• [Task]
Wherever a line below holds the word "matplotlib", copy that line.
☆ ☆ ☆ ☆ ☆ ☆ ☆
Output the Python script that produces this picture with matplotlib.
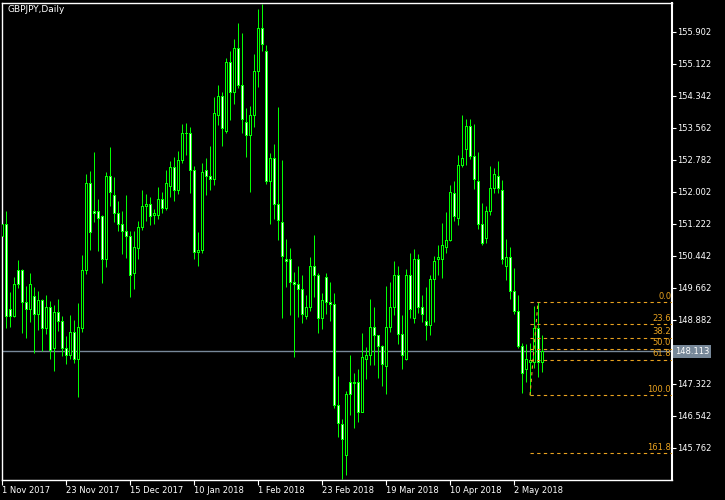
import matplotlib
matplotlib.use('Agg')
import matplotlib.pyplot as plt
import matplotlib.transforms as mtransforms
import numpy as np

title = "GBPJPY,Daily"

# daily OHLC (bar 0 = 1 Nov 2017)
opens = [150.90, 151.21, 149.12, 148.97, 150.07, 150.07, 149.31, 149.14, 149.44, 149.02,
         149.36, 148.66, 149.17, 148.19, 149.05, 148.83, 148.17, 148.00, 148.56, 147.92,
         148.66, 150.07, 152.19, 151.51, 151.51, 151.39, 150.34, 152.36, 151.92, 151.46,
         151.21, 151.02, 150.90, 150.02, 150.61, 151.12, 151.65, 151.68, 151.43, 151.43,
         151.82, 151.60, 152.12, 152.58, 152.04, 152.77, 153.43, 153.43, 152.53, 150.51,
         150.56, 152.51, 152.38, 152.31, 153.87, 154.31, 153.48, 155.14, 154.41, 155.48,
         154.60, 153.68, 153.36, 153.87, 154.94, 155.99, 155.41, 152.24, 152.80, 151.70,
         151.26, 150.34, 150.34, 149.78, 149.75, 149.63, 148.97, 149.19, 150.19, 149.97,
         148.92, 149.92, 149.31, 149.26, 146.78, 146.32, 145.58, 147.34, 147.34, 147.34,
         146.63, 147.90, 148.02, 148.68, 148.49, 148.22, 147.73, 148.70, 149.17, 149.95,
         148.51, 147.90, 149.95, 148.92, 150.36, 149.19, 148.83, 148.73, 149.85, 150.34,
         150.36, 150.63, 150.82, 151.95, 151.34, 152.65, 153.04, 153.58, 152.85, 152.26,
         151.21, 150.87, 151.53, 152.07, 152.38, 152.04, 150.19, 150.41, 149.58, 149.09,
         148.22, 147.66, 147.85, 147.85, 148.66, 147.85]
highs = [151.26, 151.53, 149.56, 149.92, 150.34, 150.12, 149.70, 150.02, 149.68, 149.58,
         149.39, 149.48, 149.34, 149.24, 149.39, 148.97, 148.49, 149.00, 148.88, 149.29,
         150.46, 152.43, 152.51, 152.97, 151.82, 151.43, 152.48, 153.09, 152.36, 151.78,
         151.53, 151.92, 151.04, 151.04, 151.29, 152.04, 151.95, 151.87, 151.58, 152.12,
         151.99, 152.53, 152.75, 152.85, 152.99, 153.65, 153.68, 153.58, 152.63, 151.02,
         152.70, 152.82, 153.12, 154.31, 154.60, 154.43, 155.26, 155.43, 155.72, 156.11,
         155.87, 154.04, 154.09, 155.36, 156.45, 156.58, 155.58, 152.95, 153.16, 154.07,
         152.77, 150.85, 150.63, 150.04, 150.19, 149.97, 149.48, 150.41, 150.95, 150.02,
         149.53, 150.02, 149.80, 149.53, 147.51, 146.46, 147.14, 148.02, 147.58, 147.68,
         148.56, 148.22, 149.39, 149.19, 148.51, 148.27, 149.70, 149.80, 150.31, 150.19,
         149.00, 150.12, 150.51, 150.61, 150.48, 149.48, 149.68, 149.97, 150.43, 150.70,
         151.24, 151.51, 152.17, 152.26, 152.90, 153.87, 153.77, 153.77, 153.65, 152.97,
         151.73, 151.65, 152.63, 152.58, 152.75, 152.29, 150.85, 150.65, 150.14, 149.48,
         148.31, 148.29, 148.31, 149.22, 149.314, 148.51]
lows = [150.82, 148.68, 148.70, 148.95, 149.65, 148.56, 148.44, 148.83, 148.07, 148.63,
        148.12, 148.53, 147.92, 147.63, 148.61, 148.00, 147.80, 147.92, 147.83, 147.00,
        148.58, 150.00, 150.58, 151.26, 150.56, 149.78, 150.17, 151.65, 151.26, 151.04,
        150.48, 150.39, 149.44, 149.63, 150.36, 151.07, 151.29, 151.19, 151.21, 151.34,
        151.48, 151.56, 151.87, 151.78, 151.95, 152.70, 152.90, 151.97, 150.36, 150.19,
        150.51, 151.92, 152.04, 152.17, 153.63, 153.12, 153.43, 153.75, 154.14, 154.53,
        153.43, 152.85, 151.99, 153.58, 154.55, 155.43, 152.19, 151.21, 151.34, 150.82,
        148.92, 149.68, 149.00, 147.97, 148.95, 148.80, 148.90, 149.09, 149.44, 148.56,
        148.66, 149.02, 148.85, 146.73, 146.02, 145.00, 145.10, 146.56, 146.24, 146.39,
        146.63, 147.44, 147.78, 147.78, 147.46, 147.27, 147.07, 148.58, 149.00, 148.29,
        147.68, 147.90, 148.92, 148.80, 149.05, 148.83, 148.39, 148.51, 148.83, 149.97,
        149.90, 150.51, 150.80, 151.29, 151.19, 152.60, 152.65, 152.80, 152.07, 151.09,
        150.70, 150.75, 151.43, 151.97, 151.97, 150.24, 149.85, 149.39, 149.02, 148.19,
        147.10, 147.36, 147.039, 147.71, 147.49, 147.61]
closes = [151.21, 148.97, 148.97, 149.75, 149.75, 149.31, 149.14, 149.73, 149.02, 149.36,
          148.66, 149.17, 148.14, 149.05, 148.83, 148.17, 148.00, 148.58, 147.92, 148.68,
          150.07, 152.19, 151.00, 151.48, 151.34, 150.34, 152.36, 151.99, 151.46, 151.21,
          151.02, 150.90, 149.97, 150.63, 151.12, 151.65, 151.68, 151.39, 151.48, 151.82,
          151.60, 152.19, 152.58, 152.04, 152.77, 153.43, 153.41, 152.53, 150.51, 150.56,
          152.46, 152.38, 152.31, 153.90, 154.33, 153.55, 155.14, 154.41, 155.48, 154.60,
          153.77, 153.36, 153.87, 154.94, 155.99, 155.58, 152.24, 152.80, 151.70, 151.31,
          150.43, 150.29, 149.78, 149.75, 149.63, 149.00, 149.19, 150.19, 149.97, 148.92,
          149.34, 149.31, 149.26, 146.78, 146.34, 145.97, 147.07, 147.07, 147.32, 146.63,
          147.95, 148.02, 148.68, 148.49, 148.22, 147.80, 148.70, 149.17, 149.95, 148.51,
          148.02, 149.97, 149.12, 150.36, 149.19, 149.00, 148.73, 149.85, 150.31, 150.39,
          150.68, 150.82, 151.97, 151.39, 152.65, 152.82, 153.58, 152.85, 152.29, 151.21,
          150.75, 151.53, 152.09, 152.41, 152.09, 150.34, 150.41, 149.58, 149.09, 148.22,
          147.56, 147.90, 147.88, 148.66, 147.85, 148.113]

date_labels = ['1 Nov 2017', '23 Nov 2017', '15 Dec 2017', '10 Jan 2018', '1 Feb 2018',
               '23 Feb 2018', '19 Mar 2018', '10 Apr 2018', '2 May 2018']
date_bars = [0, 16, 32, 48, 64, 80, 96, 112, 128]
price_ticks = [155.902, 155.122, 154.342, 153.562, 152.782, 152.002, 151.222, 150.442,
               149.662, 148.882, 147.322, 146.542, 145.762]

# fibonacci retracement: low bar -> high bar
fib_low_bar, fib_high_bar = 132, 134
fib_low, fib_high = 147.039, 149.314
fib_levels = [0.0, 23.6, 38.2, 50.0, 61.8, 100.0, 161.8]
bid = 148.113

green = '#00ff00'
orange = '#e9a21f'
slate = '#778899'

o = np.array(opens)
h = np.array(highs)
l = np.array(lows)
c = np.array(closes)
x = np.arange(len(o))

ymin, ymax = 144.987, 156.613
px = (ymax - ymin) / 477.0   # one pixel in price units

fig = plt.figure(figsize=(7.25, 5), dpi=100, facecolor='black')
# 4 px per bar, bar centres on whole pixels so wicks and bodies line up
ax = fig.add_axes([2 / 725, 20.5 / 500, 670 / 725, 477 / 500], facecolor='black')

# wicks, then a green box for each body with the white/black fill inside it
ax.vlines(x, l, h, color=green, lw=0.72, zorder=2)
lo = np.minimum(o, c)
hgt = np.abs(c - o)
ax.bar(x, hgt + px, bottom=lo - px / 2, width=0.75, color=green, linewidth=0, zorder=3)
fill = np.where(c < o, 'white', 'black')
inner = np.clip(hgt - px, 0, None)
ax.bar(x, inner, bottom=lo + px / 2, width=0.25, color=fill, linewidth=0, zorder=4)

# current price line
ax.axhline(bid, color=slate, lw=1, zorder=1)

# fibo levels
span = fib_high - fib_low
for lev in fib_levels:
    p = fib_high - lev / 100.0 * span
    ax.plot([fib_low_bar, 170], [p, p], color=orange, lw=0.8, ls=(0, (3, 3)), zorder=5)
    ax.text(167.3, p + 0.03, '%.1f' % lev, color=orange, fontsize=6, ha='right',
            va='bottom', zorder=6)
ax.plot([fib_low_bar, fib_high_bar], [fib_low, fib_high], color=orange, lw=0.8,
        ls=(0, (3, 3)), zorder=5)

ax.set_xlim(0, 167.5)
ax.set_ylim(ymin, ymax)

for s in ax.spines.values():
    s.set_color('white')
    s.set_linewidth(1)
ax.spines['right'].set_linewidth(1.5)

ax.yaxis.tick_right()
ax.set_yticks(price_ticks)
ax.set_yticklabels(['%.3f' % t for t in price_ticks])
ax.tick_params(axis='y', colors='white', direction='out', length=3, width=0.8,
               labelsize=6, pad=1)
ax.set_xticks(date_bars)
ax.set_xticklabels(date_labels, ha='left')
ax.tick_params(axis='x', colors='white', direction='out', length=3.5, width=0.8,
               labelsize=6, pad=1)

# bid price box on the axis
trans = mtransforms.blended_transform_factory(ax.transAxes, ax.transData)
ax.text(1.0045, bid, '%.3f' % bid, transform=trans, color='white', fontsize=6,
        ha='left', va='center', clip_on=False,
        bbox=dict(boxstyle='square,pad=0.25', fc=slate, ec='none'))

fig.text(7 / 725, 1 - 10 / 500, title, color='white', fontsize=6.5, ha='left', va='center')

plt.savefig('out.png', dpi=100, facecolor='black')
☆ ☆ ☆ ☆ ☆ ☆ ☆
• [Exercise result]
Output the Python script that produces this picture with matplotlib.
import matplotlib
matplotlib.use('Agg')
import matplotlib.pyplot as plt
import matplotlib.transforms as mtransforms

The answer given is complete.